TASK PROMPT — Only the lines from the line that has "The picture is" through the line that has "fig = plt.figure(figsize=(W" should be reproduced, exactly and with both ends kept.

DATASET ENTRIES —
+++

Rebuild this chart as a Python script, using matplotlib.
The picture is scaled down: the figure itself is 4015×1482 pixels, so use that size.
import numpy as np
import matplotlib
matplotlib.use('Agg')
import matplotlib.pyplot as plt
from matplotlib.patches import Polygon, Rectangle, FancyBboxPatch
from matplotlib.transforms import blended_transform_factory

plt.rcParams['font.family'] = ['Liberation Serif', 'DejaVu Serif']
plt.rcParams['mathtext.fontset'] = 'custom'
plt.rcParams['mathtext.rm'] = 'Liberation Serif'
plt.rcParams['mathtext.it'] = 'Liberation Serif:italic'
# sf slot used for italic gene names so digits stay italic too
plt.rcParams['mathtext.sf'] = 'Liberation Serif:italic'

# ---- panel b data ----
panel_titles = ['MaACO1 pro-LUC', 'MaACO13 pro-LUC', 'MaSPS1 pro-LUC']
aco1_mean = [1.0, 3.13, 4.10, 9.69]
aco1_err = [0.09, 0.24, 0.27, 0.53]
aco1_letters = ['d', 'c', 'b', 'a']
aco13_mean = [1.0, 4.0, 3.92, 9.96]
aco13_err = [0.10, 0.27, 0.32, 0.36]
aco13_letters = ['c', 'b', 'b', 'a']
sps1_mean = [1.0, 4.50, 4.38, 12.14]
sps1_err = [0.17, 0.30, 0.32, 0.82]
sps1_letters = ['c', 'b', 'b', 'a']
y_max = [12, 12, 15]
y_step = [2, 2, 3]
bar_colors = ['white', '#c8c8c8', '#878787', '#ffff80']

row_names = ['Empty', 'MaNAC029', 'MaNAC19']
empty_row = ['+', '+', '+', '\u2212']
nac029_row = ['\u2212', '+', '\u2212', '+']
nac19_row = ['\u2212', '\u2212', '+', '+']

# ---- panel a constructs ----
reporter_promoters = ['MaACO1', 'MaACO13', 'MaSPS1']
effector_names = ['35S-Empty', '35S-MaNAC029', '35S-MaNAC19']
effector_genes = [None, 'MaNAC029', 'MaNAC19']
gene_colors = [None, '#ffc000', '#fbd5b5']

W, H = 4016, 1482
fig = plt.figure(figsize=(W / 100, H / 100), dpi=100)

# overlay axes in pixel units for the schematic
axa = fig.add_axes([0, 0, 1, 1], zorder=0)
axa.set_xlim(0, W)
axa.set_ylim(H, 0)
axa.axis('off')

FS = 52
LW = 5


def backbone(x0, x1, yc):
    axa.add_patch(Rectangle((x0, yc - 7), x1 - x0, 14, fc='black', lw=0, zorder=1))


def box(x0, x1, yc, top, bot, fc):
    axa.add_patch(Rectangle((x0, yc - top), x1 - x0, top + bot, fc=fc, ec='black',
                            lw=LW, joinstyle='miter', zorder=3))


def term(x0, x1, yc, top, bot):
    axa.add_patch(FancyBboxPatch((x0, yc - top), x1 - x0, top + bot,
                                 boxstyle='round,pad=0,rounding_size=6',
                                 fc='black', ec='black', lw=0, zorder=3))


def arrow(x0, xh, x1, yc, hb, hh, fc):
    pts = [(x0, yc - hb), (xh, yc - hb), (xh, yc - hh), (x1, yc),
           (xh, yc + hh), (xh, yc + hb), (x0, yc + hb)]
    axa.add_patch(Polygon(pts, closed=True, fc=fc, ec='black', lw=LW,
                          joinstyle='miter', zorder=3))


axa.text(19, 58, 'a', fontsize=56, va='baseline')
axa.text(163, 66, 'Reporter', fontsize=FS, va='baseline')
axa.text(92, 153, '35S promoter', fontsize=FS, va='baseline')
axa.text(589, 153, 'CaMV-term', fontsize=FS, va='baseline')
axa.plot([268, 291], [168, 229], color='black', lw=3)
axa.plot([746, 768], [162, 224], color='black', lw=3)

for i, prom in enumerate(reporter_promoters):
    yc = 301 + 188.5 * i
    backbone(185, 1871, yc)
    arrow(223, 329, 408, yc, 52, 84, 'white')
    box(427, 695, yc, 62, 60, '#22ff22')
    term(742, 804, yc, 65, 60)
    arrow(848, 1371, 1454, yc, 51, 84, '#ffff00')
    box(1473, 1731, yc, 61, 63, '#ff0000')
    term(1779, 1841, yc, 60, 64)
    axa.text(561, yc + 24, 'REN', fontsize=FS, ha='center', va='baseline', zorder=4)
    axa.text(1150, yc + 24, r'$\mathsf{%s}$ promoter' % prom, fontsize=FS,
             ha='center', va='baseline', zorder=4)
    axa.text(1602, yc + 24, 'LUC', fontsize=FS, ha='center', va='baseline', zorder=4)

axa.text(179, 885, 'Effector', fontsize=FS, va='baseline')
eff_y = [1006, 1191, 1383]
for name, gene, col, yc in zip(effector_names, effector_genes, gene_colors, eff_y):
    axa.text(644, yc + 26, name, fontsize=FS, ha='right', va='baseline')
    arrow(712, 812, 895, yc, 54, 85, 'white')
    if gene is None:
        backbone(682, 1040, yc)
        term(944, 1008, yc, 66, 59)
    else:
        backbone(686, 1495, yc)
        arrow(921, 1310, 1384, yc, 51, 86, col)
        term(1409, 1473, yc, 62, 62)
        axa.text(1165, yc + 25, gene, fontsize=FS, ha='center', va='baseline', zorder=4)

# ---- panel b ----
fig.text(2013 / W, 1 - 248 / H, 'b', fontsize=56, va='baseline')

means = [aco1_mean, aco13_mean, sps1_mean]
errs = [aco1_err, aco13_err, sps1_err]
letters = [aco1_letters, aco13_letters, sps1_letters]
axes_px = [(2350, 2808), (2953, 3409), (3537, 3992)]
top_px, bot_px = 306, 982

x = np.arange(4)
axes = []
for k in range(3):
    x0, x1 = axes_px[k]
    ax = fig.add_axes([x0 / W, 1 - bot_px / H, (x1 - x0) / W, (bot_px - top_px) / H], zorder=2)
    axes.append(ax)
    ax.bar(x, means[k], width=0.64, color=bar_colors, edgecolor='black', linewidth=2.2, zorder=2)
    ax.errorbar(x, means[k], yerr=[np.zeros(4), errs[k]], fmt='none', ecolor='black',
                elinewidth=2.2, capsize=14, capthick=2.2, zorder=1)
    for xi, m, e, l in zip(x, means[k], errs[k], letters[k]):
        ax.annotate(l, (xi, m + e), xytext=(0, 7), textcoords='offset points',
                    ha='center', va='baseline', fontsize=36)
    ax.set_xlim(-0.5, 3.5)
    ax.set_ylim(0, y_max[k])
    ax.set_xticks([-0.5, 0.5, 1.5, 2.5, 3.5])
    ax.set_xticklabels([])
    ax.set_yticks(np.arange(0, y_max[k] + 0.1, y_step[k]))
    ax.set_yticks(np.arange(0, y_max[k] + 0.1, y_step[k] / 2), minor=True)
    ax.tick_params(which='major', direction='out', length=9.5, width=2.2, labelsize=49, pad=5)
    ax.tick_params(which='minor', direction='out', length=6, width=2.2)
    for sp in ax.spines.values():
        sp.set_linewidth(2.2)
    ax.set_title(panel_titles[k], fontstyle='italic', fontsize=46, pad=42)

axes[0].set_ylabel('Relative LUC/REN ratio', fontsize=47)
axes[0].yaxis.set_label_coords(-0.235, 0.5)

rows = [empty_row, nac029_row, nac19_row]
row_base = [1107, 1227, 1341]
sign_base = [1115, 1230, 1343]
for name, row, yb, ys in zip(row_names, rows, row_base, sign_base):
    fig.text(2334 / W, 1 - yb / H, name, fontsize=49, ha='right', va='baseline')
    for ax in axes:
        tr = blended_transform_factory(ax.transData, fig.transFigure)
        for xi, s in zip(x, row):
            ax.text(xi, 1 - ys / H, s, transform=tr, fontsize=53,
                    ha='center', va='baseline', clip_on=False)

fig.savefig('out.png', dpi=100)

+++

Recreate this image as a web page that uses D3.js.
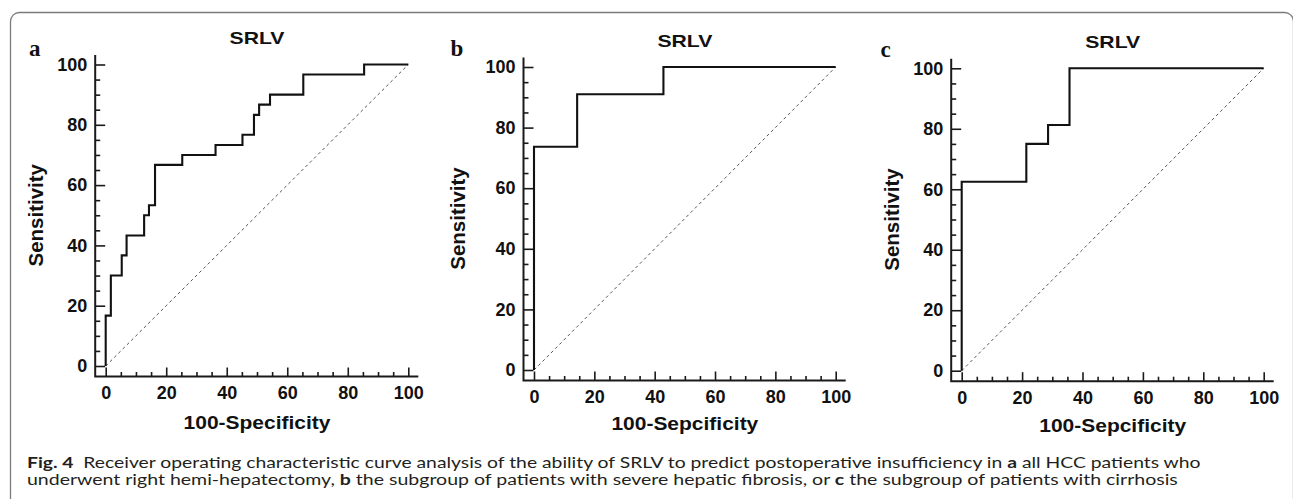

+++

CORRECT RESPONSE —
The picture is scaled down: the figure itself is 4015×1482 pixels, so use that size.
import numpy as np
import matplotlib
matplotlib.use('Agg')
import matplotlib.pyplot as plt
from matplotlib.patches import Polygon, Rectangle, FancyBboxPatch
from matplotlib.transforms import blended_transform_factory

plt.rcParams['font.family'] = ['Liberation Serif', 'DejaVu Serif']
plt.rcParams['mathtext.fontset'] = 'custom'
plt.rcParams['mathtext.rm'] = 'Liberation Serif'
plt.rcParams['mathtext.it'] = 'Liberation Serif:italic'
# sf slot used for italic gene names so digits stay italic too
plt.rcParams['mathtext.sf'] = 'Liberation Serif:italic'

# ---- panel b data ----
panel_titles = ['MaACO1 pro-LUC', 'MaACO13 pro-LUC', 'MaSPS1 pro-LUC']
aco1_mean = [1.0, 3.13, 4.10, 9.69]
aco1_err = [0.09, 0.24, 0.27, 0.53]
aco1_letters = ['d', 'c', 'b', 'a']
aco13_mean = [1.0, 4.0, 3.92, 9.96]
aco13_err = [0.10, 0.27, 0.32, 0.36]
aco13_letters = ['c', 'b', 'b', 'a']
sps1_mean = [1.0, 4.50, 4.38, 12.14]
sps1_err = [0.17, 0.30, 0.32, 0.82]
sps1_letters = ['c', 'b', 'b', 'a']
y_max = [12, 12, 15]
y_step = [2, 2, 3]
bar_colors = ['white', '#c8c8c8', '#878787', '#ffff80']

row_names = ['Empty', 'MaNAC029', 'MaNAC19']
empty_row = ['+', '+', '+', '\u2212']
nac029_row = ['\u2212', '+', '\u2212', '+']
nac19_row = ['\u2212', '\u2212', '+', '+']

# ---- panel a constructs ----
reporter_promoters = ['MaACO1', 'MaACO13', 'MaSPS1']
effector_names = ['35S-Empty', '35S-MaNAC029', '35S-MaNAC19']
effector_genes = [None, 'MaNAC029', 'MaNAC19']
gene_colors = [None, '#ffc000', '#fbd5b5']

W, H = 4016, 1482
fig = plt.figure(figsize=(W / 100, H / 100), dpi=100)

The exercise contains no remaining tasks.